Wamp, who called EPB "the most extraordinary public utility in America," said EPB's latest venture into quantum technologies is typical of how Chattanooga "punches way above its weight."
Angle said UTC, which already uses EPB's fiber optic network for a host of "smart city" programs and studies at the university's Center for Urban Informatics and Progress, is eager to prepare the workforce needed to support new quantum technology ventures.
"We're going to work very hard to help build a quantum ecosystem in our community that will be a magnet for talent and also helps drive the economy," Angle said.
BUILDING THE BACKBONE
Earl said EPB's quantum network is the first communitywide network of its type that is interconnected with more than 200 optical fibers with the capacity for major expansion.
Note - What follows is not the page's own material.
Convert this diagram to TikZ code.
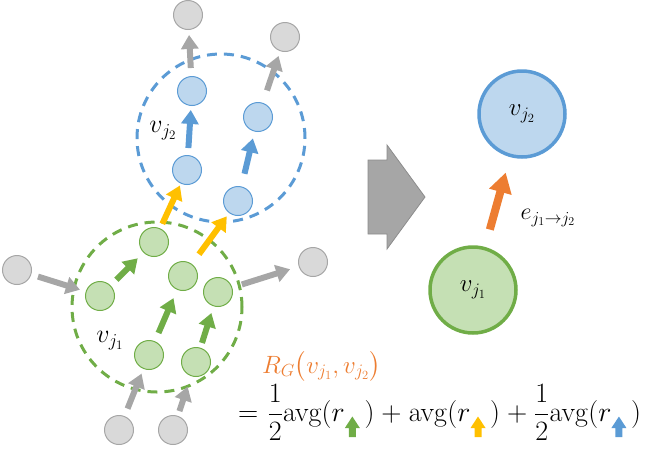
\RequirePackage{fix-cm}
\documentclass[tikz,border=0pt]{standalone}
\usepackage{amsmath}
\usetikzlibrary{arrows.meta}
\definecolor{cgreen}{HTML}{70AD47}
\definecolor{cgreenf}{HTML}{C5E0B4}
\definecolor{cblue}{HTML}{5B9BD5}
\definecolor{cbluef}{HTML}{BDD7EE}
\definecolor{cgray}{HTML}{A6A6A6}
\definecolor{cgrayf}{HTML}{D9D9D9}
\definecolor{cgrayd}{HTML}{8C8C8C}
\definecolor{corange}{HTML}{ED7D31}
\definecolor{cyellow}{HTML}{FFC000}
\newcommand{\myarr}[1]{\tikz[x=1pt,y=1pt,baseline=0pt]\fill[#1] (-3.5,-16)--(3.5,-16)--(3.5,-7)--(7.5,-7)--(0,4.5)--(-7.5,-7)--(-3.5,-7)--cycle;}
\tikzset{
  small/.style={circle, minimum size=29pt, inner sep=0pt, line width=1pt},
  gnode/.style={small, draw=cgreen, fill=cgreenf},
  bnode/.style={small, draw=cblue, fill=cbluef},
  grnode/.style={small, draw=cgray, fill=cgrayf},
  bignode/.style={circle, minimum size=86pt, inner sep=0pt, line width=3.5pt, font=\fontsize{25}{30}\selectfont},
  lab/.style={inner sep=0pt, font=\fontsize{26}{30}\selectfont},
  elabel/.style={inner sep=0pt, font=\fontsize{24}{28}\selectfont},
  arrbase/.style={line width=6pt, -{Triangle[length=14pt,width=17pt]}},
  garr/.style={arrbase, draw=cgray},
  grarr/.style={arrbase, draw=cgreen},
  barr/.style={arrbase, draw=cblue},
  yarr/.style={arrbase, draw=cyellow},
  oarr/.style={line width=8pt, draw=corange, -{Triangle[length=20pt,width=22pt]}},
  dashcirc/.style={line width=3pt, dash pattern=on 10pt off 7pt},
  formula/.style={inner sep=0pt, anchor=base west, font=\fontsize{28}{32}\selectfont}
}
\begin{document}
\begin{tikzpicture}[x=1pt,y=-1pt]
\useasboundingbox (0,0) rectangle (647,448);
% dashed groups
\draw[dashcirc, cblue] (221,138) circle[radius=84pt];
\draw[dashcirc, cgreen] (157,307) circle[radius=85pt];
% gray nodes
\node[grnode] (t1) at (188,15) {};
\node[grnode] (t2) at (285,37) {};
\node[grnode] (l1) at (17,270) {};
\node[grnode] (r1) at (313,262) {};
\node[grnode] (b1) at (119,430) {};
\node[grnode] (b2) at (173,430) {};
% blue nodes
\node[bnode] (ba) at (192,91) {};
\node[bnode] (bb) at (258,117) {};
\node[bnode] (bc) at (187,170) {};
\node[bnode] (bd) at (238,201) {};
% green nodes
\node[gnode] (g1) at (154,242) {};
\node[gnode] (g2) at (100,296) {};
\node[gnode] (g3) at (183,276) {};
\node[gnode] (g4) at (218,292) {};
\node[gnode] (g5) at (149,355) {};
\node[gnode] (g6) at (196,362) {};
% labels
\node[lab] (lv2) at (163,131) {$v_{j_2}$};
\node[lab] (lv1) at (110,341) {$v_{j_1}$};
% arrows
\draw[garr, shorten <=8pt, shorten >=5pt] (ba) -- (t1);
\draw[barr, shorten <=7pt, shorten >=4pt] (bc) -- (ba);
\draw[barr, shorten <=13pt, shorten >=7pt] (bd) -- (bb);
\draw[garr, shorten <=13pt, shorten >=5pt] (bb) -- (t2);
\draw[yarr, shorten <=5pt, shorten >=2pt] (g1) -- (bc);
\draw[yarr, shorten <=12pt, shorten >=4pt] (g3) -- (bd);
\draw[garr, shorten <=7pt, shorten >=6pt] (l1) -- (g2);
\draw[grarr, shorten <=8pt, shorten >=8pt] (g2) -- (g1);
\draw[grarr, shorten <=9pt, shorten >=9pt] (g5) -- (g3);
\draw[grarr, shorten <=5pt, shorten >=7pt] (g6) -- (g4);
\draw[garr, shorten <=10pt, shorten >=9pt] (g4) -- (r1);
\draw[garr, shorten <=8pt, shorten >=5pt] (b1) -- (g5);
\draw[garr, shorten <=5pt, shorten >=11pt] (b2) -- (g6);
% big gray block arrow
\filldraw[fill=cgray, draw=cgrayd, line width=0.8pt]
  (368,160) -- (387,160) -- (387,145) -- (425,197) -- (387,249) -- (387,234) -- (368,234) -- cycle;
% right side
\node[bignode, draw=cblue, fill=cbluef] (V2) at (522,114) {$v_{j_2}$};
\node[bignode, draw=cgreen, fill=cgreenf] (V1) at (473,290) {$v_{j_1}$};
\draw[oarr, shorten <=18pt, shorten >=16pt] (V1) -- (V2);
\node[elabel] (elab) at (548,218) {$e_{j_1\rightarrow j_2}$};
% formula
\node[formula, text=corange, font=\fontsize{25}{30}\selectfont] (rg) at (262,373) {$R_G\bigl(v_{j_1},v_{j_2}\bigr)$};
\node[formula] (eq) at (238,421) {\medmuskip=4.5mu\thickmuskip=6mu$=\dfrac{1}{2}\mathrm{avg}(r\myarr{cgreen}\,)+\mathrm{avg}(r\myarr{cyellow}\,)+\dfrac{1}{2}\mathrm{avg}(r\myarr{cblue}\,)$};
\end{tikzpicture}
\end{document}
"This is critical infrastructure that is badly needed by the quantum industry to accelerate the development, adoption and reach of these technologies," he said.
Quantum-based communications reproduce a naturally occurring phenomenon in which a pair of light particles, or photons, are linked or "entangled" such that any change in one of the photons is instantaneously mirrored by its twin even when they are separated by great distances.
EPB and Qubitekk have worked with the Oak Ridge National Laboratory since 2016 to use quantum technology to improve cybersecurity, and their project was recognized a year ago as one of the top research projects and a winner of an R&D 100 award. The Quantum Protected Network also was named a finalist this year for a 2022 Edison Award.
"This project shows how our effort to build partnerships among Oak Ridge National Laboratory, EPB and other technology-focused companies and organizations across the Tennessee Valley Technology Corridor can translate cutting-edge science into marketplace solutions," U.S. Rep Chuck Fleischmann , R-Tenn., said in a statement Wednesday.